*Challenge*
Transcribe all of the material exactly. Any picture in it should be left out.
╭─ Raw data
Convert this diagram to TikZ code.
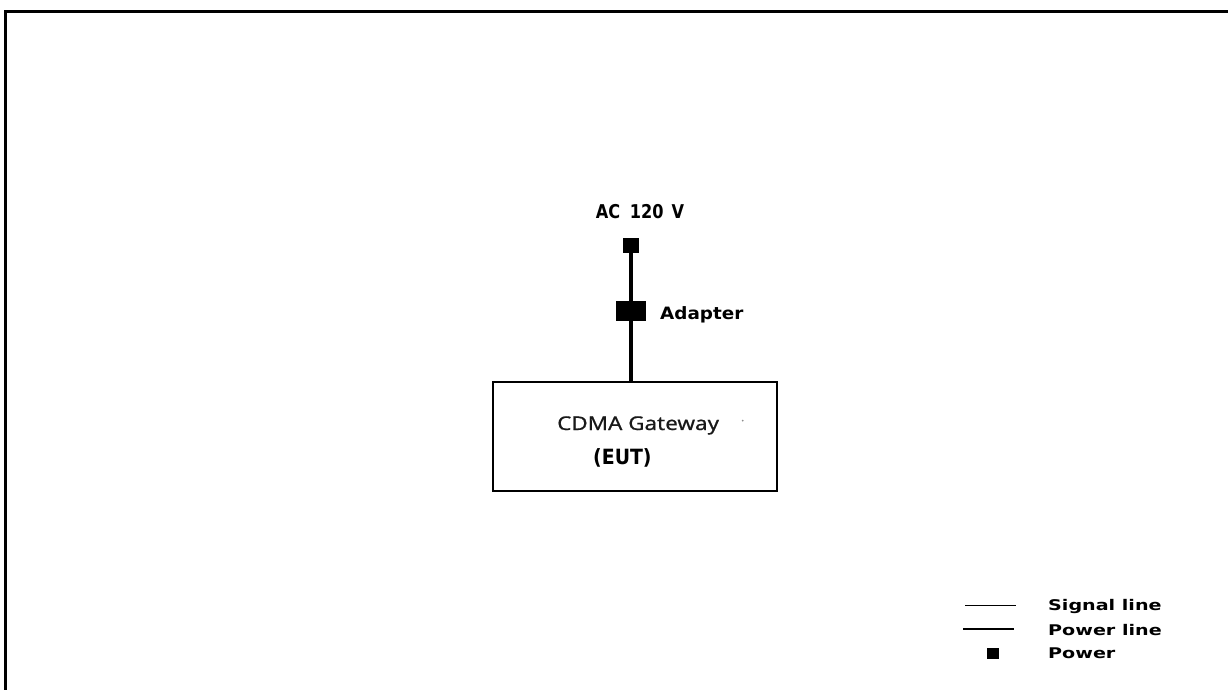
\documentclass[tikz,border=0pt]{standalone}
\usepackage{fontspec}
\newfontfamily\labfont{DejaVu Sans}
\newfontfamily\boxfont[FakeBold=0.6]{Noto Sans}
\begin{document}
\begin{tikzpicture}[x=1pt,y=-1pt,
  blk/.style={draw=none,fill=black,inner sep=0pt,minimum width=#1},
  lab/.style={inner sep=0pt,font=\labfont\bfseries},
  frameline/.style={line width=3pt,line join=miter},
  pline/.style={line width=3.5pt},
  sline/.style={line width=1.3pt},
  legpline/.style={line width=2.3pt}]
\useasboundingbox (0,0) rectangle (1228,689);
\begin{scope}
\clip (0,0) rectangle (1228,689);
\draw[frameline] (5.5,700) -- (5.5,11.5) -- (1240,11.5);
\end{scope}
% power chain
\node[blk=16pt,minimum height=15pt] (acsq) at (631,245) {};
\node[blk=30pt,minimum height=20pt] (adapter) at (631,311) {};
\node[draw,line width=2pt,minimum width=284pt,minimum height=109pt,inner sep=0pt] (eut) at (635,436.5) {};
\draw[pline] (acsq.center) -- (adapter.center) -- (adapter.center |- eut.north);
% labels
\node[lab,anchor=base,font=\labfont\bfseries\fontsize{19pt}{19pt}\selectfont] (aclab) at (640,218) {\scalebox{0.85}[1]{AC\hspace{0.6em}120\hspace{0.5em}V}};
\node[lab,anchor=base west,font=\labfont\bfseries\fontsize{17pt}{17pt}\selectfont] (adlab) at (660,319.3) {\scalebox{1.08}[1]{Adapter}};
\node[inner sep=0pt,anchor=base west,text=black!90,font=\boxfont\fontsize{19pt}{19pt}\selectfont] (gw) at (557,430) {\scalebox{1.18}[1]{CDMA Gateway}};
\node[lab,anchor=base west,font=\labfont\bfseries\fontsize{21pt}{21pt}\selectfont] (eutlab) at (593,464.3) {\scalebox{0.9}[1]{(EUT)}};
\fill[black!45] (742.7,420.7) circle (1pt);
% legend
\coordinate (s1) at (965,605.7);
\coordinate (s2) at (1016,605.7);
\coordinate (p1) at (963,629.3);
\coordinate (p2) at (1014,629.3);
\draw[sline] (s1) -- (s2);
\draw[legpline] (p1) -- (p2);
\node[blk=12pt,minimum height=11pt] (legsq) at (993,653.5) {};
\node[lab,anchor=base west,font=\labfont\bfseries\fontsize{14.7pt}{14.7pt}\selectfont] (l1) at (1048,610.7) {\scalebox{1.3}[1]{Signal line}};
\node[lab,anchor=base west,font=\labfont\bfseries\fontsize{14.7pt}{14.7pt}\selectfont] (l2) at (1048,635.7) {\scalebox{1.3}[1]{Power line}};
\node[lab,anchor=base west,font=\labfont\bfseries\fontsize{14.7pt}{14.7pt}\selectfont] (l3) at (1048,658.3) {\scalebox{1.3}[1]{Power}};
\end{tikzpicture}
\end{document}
╰─
*The completed task*
Convert this diagram to TikZ code.
\documentclass[tikz,border=0pt]{standalone}
\usepackage{fontspec}
\newfontfamily\labfont{DejaVu Sans}
\newfontfamily\boxfont[FakeBold=0.6]{Noto Sans}
\begin{document}
\begin{tikzpicture}[x=1pt,y=-1pt,
  blk/.style={draw=none,fill=black,inner sep=0pt,minimum width=#1},
  lab/.style={inner sep=0pt,font=\labfont\bfseries},
  frameline/.style={line width=3pt,line join=miter},
  pline/.style={line width=3.5pt},
  sline/.style={line width=1.3pt},
  legpline/.style={line width=2.3pt}]
\useasboundingbox (0,0) rectangle (1228,689);
\begin{scope}
\clip (0,0) rectangle (1228,689);
\draw[frameline] (5.5,700) -- (5.5,11.5) -- (1240,11.5);
\end{scope}
% power chain
\node[blk=16pt,minimum height=15pt] (acsq) at (631,245) {};
\node[blk=30pt,minimum height=20pt] (adapter) at (631,311) {};
\node[draw,line width=2pt,minimum width=284pt,minimum height=109pt,inner sep=0pt] (eut) at (635,436.5) {};
\draw[pline] (acsq.center) -- (adapter.center) -- (adapter.center |- eut.north);
% labels
\node[lab,anchor=base,font=\labfont\bfseries\fontsize{19pt}{19pt}\selectfont] (aclab) at (640,218) {\scalebox{0.85}[1]{AC\hspace{0.6em}120\hspace{0.5em}V}};
\node[lab,anchor=base west,font=\labfont\bfseries\fontsize{17pt}{17pt}\selectfont] (adlab) at (660,319.3) {\scalebox{1.08}[1]{Adapter}};
\node[inner sep=0pt,anchor=base west,text=black!90,font=\boxfont\fontsize{19pt}{19pt}\selectfont] (gw) at (557,430) {\scalebox{1.18}[1]{CDMA Gateway}};
\node[lab,anchor=base west,font=\labfont\bfseries\fontsize{21pt}{21pt}\selectfont] (eutlab) at (593,464.3) {\scalebox{0.9}[1]{(EUT)}};
\fill[black!45] (742.7,420.7) circle (1pt);
% legend
\coordinate (s1) at (965,605.7);
\coordinate (s2) at (1016,605.7);
\coordinate (p1) at (963,629.3);
\coordinate (p2) at (1014,629.3);
\draw[sline] (s1) -- (s2);
\draw[legpline] (p1) -- (p2);
\node[blk=12pt,minimum height=11pt] (legsq) at (993,653.5) {};
\node[lab,anchor=base west,font=\labfont\bfseries\fontsize{14.7pt}{14.7pt}\selectfont] (l1) at (1048,610.7) {\scalebox{1.3}[1]{Signal line}};
\node[lab,anchor=base west,font=\labfont\bfseries\fontsize{14.7pt}{14.7pt}\selectfont] (l2) at (1048,635.7) {\scalebox{1.3}[1]{Power line}};
\node[lab,anchor=base west,font=\labfont\bfseries\fontsize{14.7pt}{14.7pt}\selectfont] (l3) at (1048,658.3) {\scalebox{1.3}[1]{Power}};
\end{tikzpicture}
\end{document}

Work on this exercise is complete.